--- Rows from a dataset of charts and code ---
<<<<
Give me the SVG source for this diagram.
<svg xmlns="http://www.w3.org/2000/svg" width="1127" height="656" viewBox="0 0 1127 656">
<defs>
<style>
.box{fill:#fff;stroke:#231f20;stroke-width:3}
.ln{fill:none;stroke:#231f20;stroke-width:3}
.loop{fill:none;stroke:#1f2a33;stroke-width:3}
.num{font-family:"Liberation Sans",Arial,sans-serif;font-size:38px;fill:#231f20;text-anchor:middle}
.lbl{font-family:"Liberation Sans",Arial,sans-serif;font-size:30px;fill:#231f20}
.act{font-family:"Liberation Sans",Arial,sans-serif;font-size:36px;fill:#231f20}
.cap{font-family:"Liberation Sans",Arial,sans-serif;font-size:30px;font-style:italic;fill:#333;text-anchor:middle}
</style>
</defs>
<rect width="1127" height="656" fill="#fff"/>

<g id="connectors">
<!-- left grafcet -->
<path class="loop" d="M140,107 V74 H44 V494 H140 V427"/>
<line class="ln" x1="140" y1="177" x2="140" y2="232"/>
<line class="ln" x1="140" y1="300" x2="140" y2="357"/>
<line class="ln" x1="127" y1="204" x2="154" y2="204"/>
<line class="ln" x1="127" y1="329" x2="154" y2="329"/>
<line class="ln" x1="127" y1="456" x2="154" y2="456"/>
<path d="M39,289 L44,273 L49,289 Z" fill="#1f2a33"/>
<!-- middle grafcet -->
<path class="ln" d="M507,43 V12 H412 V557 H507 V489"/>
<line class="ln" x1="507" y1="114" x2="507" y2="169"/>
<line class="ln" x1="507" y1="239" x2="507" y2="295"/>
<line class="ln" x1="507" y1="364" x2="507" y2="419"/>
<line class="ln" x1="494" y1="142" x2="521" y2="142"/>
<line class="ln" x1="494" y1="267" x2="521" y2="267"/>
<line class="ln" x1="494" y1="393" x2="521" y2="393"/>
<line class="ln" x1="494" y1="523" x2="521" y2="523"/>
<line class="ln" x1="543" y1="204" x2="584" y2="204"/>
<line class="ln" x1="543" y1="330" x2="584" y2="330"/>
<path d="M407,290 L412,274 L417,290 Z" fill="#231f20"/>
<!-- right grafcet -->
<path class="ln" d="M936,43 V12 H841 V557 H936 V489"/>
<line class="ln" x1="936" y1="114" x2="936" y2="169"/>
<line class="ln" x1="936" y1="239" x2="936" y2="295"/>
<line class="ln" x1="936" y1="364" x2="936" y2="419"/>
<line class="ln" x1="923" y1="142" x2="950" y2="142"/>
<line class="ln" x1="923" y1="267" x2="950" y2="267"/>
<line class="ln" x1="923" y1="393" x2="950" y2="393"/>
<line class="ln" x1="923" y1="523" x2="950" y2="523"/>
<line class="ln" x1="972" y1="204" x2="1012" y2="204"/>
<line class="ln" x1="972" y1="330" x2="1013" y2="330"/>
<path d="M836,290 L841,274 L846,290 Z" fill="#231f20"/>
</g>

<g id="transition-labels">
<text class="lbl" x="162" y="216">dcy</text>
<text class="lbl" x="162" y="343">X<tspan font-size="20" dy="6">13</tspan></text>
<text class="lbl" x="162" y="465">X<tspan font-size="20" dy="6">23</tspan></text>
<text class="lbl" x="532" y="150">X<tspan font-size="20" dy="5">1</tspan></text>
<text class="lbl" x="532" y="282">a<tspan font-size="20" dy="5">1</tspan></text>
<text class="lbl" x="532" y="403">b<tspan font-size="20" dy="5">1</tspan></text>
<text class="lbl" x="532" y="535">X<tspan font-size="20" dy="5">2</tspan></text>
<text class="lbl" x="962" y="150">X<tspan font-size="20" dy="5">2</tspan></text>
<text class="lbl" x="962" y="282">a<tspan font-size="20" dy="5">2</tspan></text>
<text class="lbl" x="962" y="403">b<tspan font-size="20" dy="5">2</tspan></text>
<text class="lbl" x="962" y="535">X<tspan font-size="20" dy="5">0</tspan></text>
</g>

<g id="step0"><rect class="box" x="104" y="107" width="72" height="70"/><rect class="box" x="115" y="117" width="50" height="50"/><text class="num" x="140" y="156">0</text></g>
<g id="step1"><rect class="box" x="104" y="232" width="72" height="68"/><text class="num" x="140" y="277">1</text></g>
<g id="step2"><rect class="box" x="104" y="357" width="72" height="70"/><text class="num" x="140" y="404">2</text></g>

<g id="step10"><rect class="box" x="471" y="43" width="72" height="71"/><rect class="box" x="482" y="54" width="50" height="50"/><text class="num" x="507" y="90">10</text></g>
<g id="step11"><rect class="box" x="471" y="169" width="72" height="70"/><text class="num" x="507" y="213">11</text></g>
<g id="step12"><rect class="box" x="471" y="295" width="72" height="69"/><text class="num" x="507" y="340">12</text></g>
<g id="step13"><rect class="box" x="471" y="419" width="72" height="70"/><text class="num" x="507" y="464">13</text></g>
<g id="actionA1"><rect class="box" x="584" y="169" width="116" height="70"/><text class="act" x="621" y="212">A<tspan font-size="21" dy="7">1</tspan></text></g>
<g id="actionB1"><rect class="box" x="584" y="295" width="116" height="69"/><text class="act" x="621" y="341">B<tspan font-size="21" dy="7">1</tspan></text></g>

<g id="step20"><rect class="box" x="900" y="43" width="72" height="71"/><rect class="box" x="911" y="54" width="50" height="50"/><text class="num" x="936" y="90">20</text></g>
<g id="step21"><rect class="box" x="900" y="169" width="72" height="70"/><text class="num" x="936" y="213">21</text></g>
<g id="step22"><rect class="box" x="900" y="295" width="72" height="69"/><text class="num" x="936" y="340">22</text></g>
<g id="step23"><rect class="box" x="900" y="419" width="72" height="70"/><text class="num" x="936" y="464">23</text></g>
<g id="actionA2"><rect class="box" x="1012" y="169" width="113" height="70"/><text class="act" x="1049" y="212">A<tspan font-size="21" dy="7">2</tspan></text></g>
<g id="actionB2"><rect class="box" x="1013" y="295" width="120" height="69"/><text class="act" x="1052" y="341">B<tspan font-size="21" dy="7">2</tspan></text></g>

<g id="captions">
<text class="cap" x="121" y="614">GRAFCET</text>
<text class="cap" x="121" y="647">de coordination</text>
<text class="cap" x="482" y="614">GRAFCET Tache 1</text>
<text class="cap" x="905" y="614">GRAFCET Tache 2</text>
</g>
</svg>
>>>>
<<<<
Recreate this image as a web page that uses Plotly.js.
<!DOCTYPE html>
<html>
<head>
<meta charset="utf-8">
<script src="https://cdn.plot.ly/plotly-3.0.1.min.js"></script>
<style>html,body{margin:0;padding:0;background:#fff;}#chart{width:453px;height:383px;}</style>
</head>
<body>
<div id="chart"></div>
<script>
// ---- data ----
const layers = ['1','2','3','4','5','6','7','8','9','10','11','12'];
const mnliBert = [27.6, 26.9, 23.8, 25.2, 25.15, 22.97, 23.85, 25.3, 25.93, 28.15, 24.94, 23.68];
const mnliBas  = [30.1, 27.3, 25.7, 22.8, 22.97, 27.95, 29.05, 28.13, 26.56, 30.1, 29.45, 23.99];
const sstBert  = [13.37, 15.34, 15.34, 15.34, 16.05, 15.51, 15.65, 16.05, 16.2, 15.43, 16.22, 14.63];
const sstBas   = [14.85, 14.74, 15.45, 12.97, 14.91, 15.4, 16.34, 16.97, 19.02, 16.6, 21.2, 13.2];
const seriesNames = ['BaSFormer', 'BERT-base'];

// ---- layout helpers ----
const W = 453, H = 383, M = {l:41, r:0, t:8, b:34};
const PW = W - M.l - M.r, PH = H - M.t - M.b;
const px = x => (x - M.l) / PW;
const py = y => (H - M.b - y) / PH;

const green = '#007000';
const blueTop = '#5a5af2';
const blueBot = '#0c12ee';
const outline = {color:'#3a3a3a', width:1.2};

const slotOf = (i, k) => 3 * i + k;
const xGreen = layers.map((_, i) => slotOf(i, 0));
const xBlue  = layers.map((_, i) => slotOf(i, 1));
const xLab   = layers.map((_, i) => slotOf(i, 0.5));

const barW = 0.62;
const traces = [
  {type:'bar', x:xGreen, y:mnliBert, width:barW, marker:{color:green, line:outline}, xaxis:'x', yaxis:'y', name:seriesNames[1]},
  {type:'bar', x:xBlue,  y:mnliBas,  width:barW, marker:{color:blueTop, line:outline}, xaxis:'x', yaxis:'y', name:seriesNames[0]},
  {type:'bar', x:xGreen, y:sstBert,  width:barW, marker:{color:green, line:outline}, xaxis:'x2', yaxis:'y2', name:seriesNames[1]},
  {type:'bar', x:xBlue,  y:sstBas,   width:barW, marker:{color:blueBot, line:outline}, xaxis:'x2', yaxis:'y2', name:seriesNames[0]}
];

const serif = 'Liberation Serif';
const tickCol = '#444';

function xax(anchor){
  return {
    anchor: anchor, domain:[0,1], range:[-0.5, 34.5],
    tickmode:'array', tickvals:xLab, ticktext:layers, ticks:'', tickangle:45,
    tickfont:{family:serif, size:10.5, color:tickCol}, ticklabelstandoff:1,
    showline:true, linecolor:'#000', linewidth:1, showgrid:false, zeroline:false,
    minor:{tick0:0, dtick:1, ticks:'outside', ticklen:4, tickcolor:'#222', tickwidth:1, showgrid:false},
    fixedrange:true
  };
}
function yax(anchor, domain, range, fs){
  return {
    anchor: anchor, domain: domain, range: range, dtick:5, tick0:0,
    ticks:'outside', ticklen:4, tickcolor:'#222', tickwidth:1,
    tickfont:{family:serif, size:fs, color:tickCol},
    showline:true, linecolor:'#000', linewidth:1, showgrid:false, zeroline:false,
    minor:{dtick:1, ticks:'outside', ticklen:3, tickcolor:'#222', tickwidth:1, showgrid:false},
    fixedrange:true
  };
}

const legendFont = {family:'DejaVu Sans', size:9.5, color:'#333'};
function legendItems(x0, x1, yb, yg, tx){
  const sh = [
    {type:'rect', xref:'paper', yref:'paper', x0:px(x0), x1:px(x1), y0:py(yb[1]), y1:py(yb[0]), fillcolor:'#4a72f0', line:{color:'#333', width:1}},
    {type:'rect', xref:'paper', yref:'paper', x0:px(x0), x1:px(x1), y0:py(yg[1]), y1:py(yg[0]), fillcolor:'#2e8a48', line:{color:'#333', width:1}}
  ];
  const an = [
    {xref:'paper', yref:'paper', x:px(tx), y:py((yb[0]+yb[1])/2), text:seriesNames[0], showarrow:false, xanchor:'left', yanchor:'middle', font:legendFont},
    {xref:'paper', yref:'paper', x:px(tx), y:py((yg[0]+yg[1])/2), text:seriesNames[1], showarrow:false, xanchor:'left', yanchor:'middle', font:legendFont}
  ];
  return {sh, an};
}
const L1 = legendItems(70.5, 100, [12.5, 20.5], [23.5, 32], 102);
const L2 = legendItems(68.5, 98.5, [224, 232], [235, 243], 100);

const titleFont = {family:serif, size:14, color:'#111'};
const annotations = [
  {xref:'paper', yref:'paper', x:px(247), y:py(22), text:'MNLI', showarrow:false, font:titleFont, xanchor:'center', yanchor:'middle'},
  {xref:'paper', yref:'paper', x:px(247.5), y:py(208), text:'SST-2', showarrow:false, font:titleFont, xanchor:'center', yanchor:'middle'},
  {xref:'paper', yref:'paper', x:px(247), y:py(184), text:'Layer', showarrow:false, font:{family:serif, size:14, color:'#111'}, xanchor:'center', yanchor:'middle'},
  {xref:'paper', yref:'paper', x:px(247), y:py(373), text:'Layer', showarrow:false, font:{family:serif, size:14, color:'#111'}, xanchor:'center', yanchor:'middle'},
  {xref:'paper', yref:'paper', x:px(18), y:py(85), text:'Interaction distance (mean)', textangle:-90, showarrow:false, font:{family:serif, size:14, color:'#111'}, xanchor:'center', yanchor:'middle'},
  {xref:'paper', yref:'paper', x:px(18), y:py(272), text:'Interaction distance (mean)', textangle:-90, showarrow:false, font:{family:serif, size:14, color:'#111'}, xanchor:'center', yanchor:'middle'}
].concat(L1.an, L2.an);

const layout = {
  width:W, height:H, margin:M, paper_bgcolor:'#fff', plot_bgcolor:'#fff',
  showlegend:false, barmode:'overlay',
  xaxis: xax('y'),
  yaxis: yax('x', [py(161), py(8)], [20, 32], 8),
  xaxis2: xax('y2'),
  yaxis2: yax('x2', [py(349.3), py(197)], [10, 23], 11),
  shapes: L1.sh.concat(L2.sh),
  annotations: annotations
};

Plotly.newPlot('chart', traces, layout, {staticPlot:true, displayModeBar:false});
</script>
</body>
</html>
>>>>
--- Request ---
Show all lines from the records above where the word "this" occurs.

--- Answer ---
Give me the SVG source for this diagram.
Recreate this image as a web page that uses Plotly.js.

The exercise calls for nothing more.